§ **Set exercise**:
Reproduce the listing exactly and skip over any pictures.

§ **Data shown**:
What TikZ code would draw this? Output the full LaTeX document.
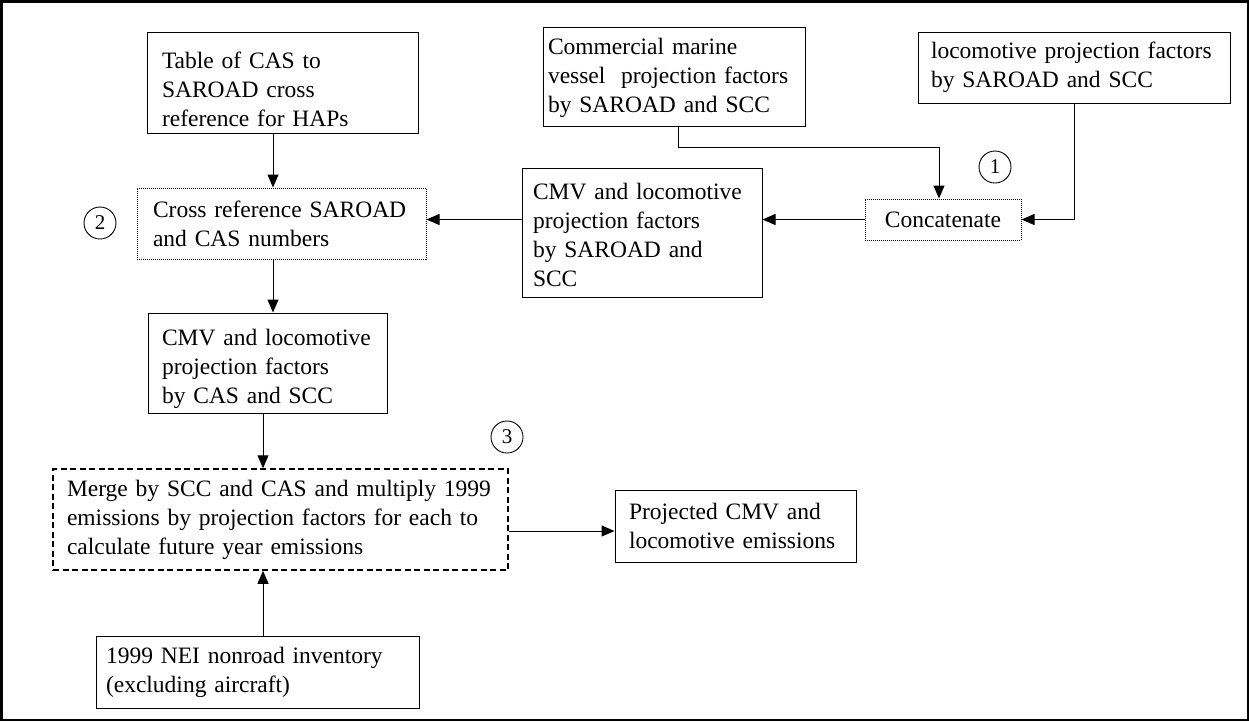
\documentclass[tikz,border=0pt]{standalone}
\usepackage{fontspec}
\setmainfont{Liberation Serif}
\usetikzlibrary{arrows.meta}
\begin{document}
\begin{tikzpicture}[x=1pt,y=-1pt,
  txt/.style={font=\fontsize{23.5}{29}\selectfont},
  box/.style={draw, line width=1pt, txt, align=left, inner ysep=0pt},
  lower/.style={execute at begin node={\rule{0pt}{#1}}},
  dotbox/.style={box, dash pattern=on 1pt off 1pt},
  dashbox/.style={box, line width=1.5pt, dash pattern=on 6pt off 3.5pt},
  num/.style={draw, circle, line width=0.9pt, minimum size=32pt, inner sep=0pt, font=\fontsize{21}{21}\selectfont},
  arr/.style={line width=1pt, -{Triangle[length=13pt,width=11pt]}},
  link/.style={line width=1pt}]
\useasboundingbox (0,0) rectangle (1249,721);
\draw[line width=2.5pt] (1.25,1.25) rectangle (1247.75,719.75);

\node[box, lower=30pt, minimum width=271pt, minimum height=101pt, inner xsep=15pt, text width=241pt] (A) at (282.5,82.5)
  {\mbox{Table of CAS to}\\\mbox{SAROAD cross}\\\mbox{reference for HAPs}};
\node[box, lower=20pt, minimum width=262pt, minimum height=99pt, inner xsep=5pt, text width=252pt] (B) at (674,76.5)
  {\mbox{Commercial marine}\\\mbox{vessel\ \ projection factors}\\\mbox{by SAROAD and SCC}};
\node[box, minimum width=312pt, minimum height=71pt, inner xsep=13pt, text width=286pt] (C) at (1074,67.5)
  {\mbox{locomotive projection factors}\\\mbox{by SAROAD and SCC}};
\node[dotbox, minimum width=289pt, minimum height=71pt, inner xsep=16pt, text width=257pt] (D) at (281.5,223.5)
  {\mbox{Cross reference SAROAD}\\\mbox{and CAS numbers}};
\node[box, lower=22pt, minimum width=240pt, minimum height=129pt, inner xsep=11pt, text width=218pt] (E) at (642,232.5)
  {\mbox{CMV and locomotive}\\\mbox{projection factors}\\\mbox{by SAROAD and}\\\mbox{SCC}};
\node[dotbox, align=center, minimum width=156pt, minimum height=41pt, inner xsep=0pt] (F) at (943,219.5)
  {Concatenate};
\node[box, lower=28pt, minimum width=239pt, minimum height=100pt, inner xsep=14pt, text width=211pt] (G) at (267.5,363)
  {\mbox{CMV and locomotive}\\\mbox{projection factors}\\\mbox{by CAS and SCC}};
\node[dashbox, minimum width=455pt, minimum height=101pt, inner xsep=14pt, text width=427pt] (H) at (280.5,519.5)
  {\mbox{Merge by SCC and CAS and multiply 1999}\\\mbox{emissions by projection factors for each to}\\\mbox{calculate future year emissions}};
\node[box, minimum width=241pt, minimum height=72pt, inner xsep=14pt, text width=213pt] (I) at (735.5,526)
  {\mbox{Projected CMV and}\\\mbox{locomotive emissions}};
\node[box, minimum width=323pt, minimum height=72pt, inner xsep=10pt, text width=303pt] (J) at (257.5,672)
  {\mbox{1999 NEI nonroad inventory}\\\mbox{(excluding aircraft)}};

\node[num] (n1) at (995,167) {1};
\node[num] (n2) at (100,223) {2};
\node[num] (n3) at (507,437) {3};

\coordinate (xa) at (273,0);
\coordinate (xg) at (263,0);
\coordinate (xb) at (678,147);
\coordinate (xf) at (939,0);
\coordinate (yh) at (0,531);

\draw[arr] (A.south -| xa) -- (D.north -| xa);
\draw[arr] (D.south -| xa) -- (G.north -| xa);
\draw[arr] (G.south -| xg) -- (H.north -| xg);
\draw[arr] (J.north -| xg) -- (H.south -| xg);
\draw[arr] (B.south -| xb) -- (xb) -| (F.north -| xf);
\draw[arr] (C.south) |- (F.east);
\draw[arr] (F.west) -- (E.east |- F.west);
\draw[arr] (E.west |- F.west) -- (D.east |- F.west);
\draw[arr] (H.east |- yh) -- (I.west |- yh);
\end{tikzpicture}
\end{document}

§ **Written answer**:
What TikZ code would draw this? Output the full LaTeX document.
\documentclass[tikz,border=0pt]{standalone}
\usepackage{fontspec}
\setmainfont{Liberation Serif}
\usetikzlibrary{arrows.meta}
\begin{document}
\begin{tikzpicture}[x=1pt,y=-1pt,
  txt/.style={font=\fontsize{23.5}{29}\selectfont},
  box/.style={draw, line width=1pt, txt, align=left, inner ysep=0pt},
  lower/.style={execute at begin node={\rule{0pt}{#1}}},
  dotbox/.style={box, dash pattern=on 1pt off 1pt},
  dashbox/.style={box, line width=1.5pt, dash pattern=on 6pt off 3.5pt},
  num/.style={draw, circle, line width=0.9pt, minimum size=32pt, inner sep=0pt, font=\fontsize{21}{21}\selectfont},
  arr/.style={line width=1pt, -{Triangle[length=13pt,width=11pt]}},
  link/.style={line width=1pt}]
\useasboundingbox (0,0) rectangle (1249,721);
\draw[line width=2.5pt] (1.25,1.25) rectangle (1247.75,719.75);

\node[box, lower=30pt, minimum width=271pt, minimum height=101pt, inner xsep=15pt, text width=241pt] (A) at (282.5,82.5)
  {\mbox{Table of CAS to}\\\mbox{SAROAD cross}\\\mbox{reference for HAPs}};
\node[box, lower=20pt, minimum width=262pt, minimum height=99pt, inner xsep=5pt, text width=252pt] (B) at (674,76.5)
  {\mbox{Commercial marine}\\\mbox{vessel\ \ projection factors}\\\mbox{by SAROAD and SCC}};
\node[box, minimum width=312pt, minimum height=71pt, inner xsep=13pt, text width=286pt] (C) at (1074,67.5)
  {\mbox{locomotive projection factors}\\\mbox{by SAROAD and SCC}};
\node[dotbox, minimum width=289pt, minimum height=71pt, inner xsep=16pt, text width=257pt] (D) at (281.5,223.5)
  {\mbox{Cross reference SAROAD}\\\mbox{and CAS numbers}};
\node[box, lower=22pt, minimum width=240pt, minimum height=129pt, inner xsep=11pt, text width=218pt] (E) at (642,232.5)
  {\mbox{CMV and locomotive}\\\mbox{projection factors}\\\mbox{by SAROAD and}\\\mbox{SCC}};
\node[dotbox, align=center, minimum width=156pt, minimum height=41pt, inner xsep=0pt] (F) at (943,219.5)
  {Concatenate};
\node[box, lower=28pt, minimum width=239pt, minimum height=100pt, inner xsep=14pt, text width=211pt] (G) at (267.5,363)
  {\mbox{CMV and locomotive}\\\mbox{projection factors}\\\mbox{by CAS and SCC}};
\node[dashbox, minimum width=455pt, minimum height=101pt, inner xsep=14pt, text width=427pt] (H) at (280.5,519.5)
  {\mbox{Merge by SCC and CAS and multiply 1999}\\\mbox{emissions by projection factors for each to}\\\mbox{calculate future year emissions}};
\node[box, minimum width=241pt, minimum height=72pt, inner xsep=14pt, text width=213pt] (I) at (735.5,526)
  {\mbox{Projected CMV and}\\\mbox{locomotive emissions}};
\node[box, minimum width=323pt, minimum height=72pt, inner xsep=10pt, text width=303pt] (J) at (257.5,672)
  {\mbox{1999 NEI nonroad inventory}\\\mbox{(excluding aircraft)}};

\node[num] (n1) at (995,167) {1};
\node[num] (n2) at (100,223) {2};
\node[num] (n3) at (507,437) {3};

\coordinate (xa) at (273,0);
\coordinate (xg) at (263,0);
\coordinate (xb) at (678,147);
\coordinate (xf) at (939,0);
\coordinate (yh) at (0,531);

\draw[arr] (A.south -| xa) -- (D.north -| xa);
\draw[arr] (D.south -| xa) -- (G.north -| xa);
\draw[arr] (G.south -| xg) -- (H.north -| xg);
\draw[arr] (J.north -| xg) -- (H.south -| xg);
\draw[arr] (B.south -| xb) -- (xb) -| (F.north -| xf);
\draw[arr] (C.south) |- (F.east);
\draw[arr] (F.west) -- (E.east |- F.west);
\draw[arr] (E.west |- F.west) -- (D.east |- F.west);
\draw[arr] (H.east |- yh) -- (I.west |- yh);
\end{tikzpicture}
\end{document}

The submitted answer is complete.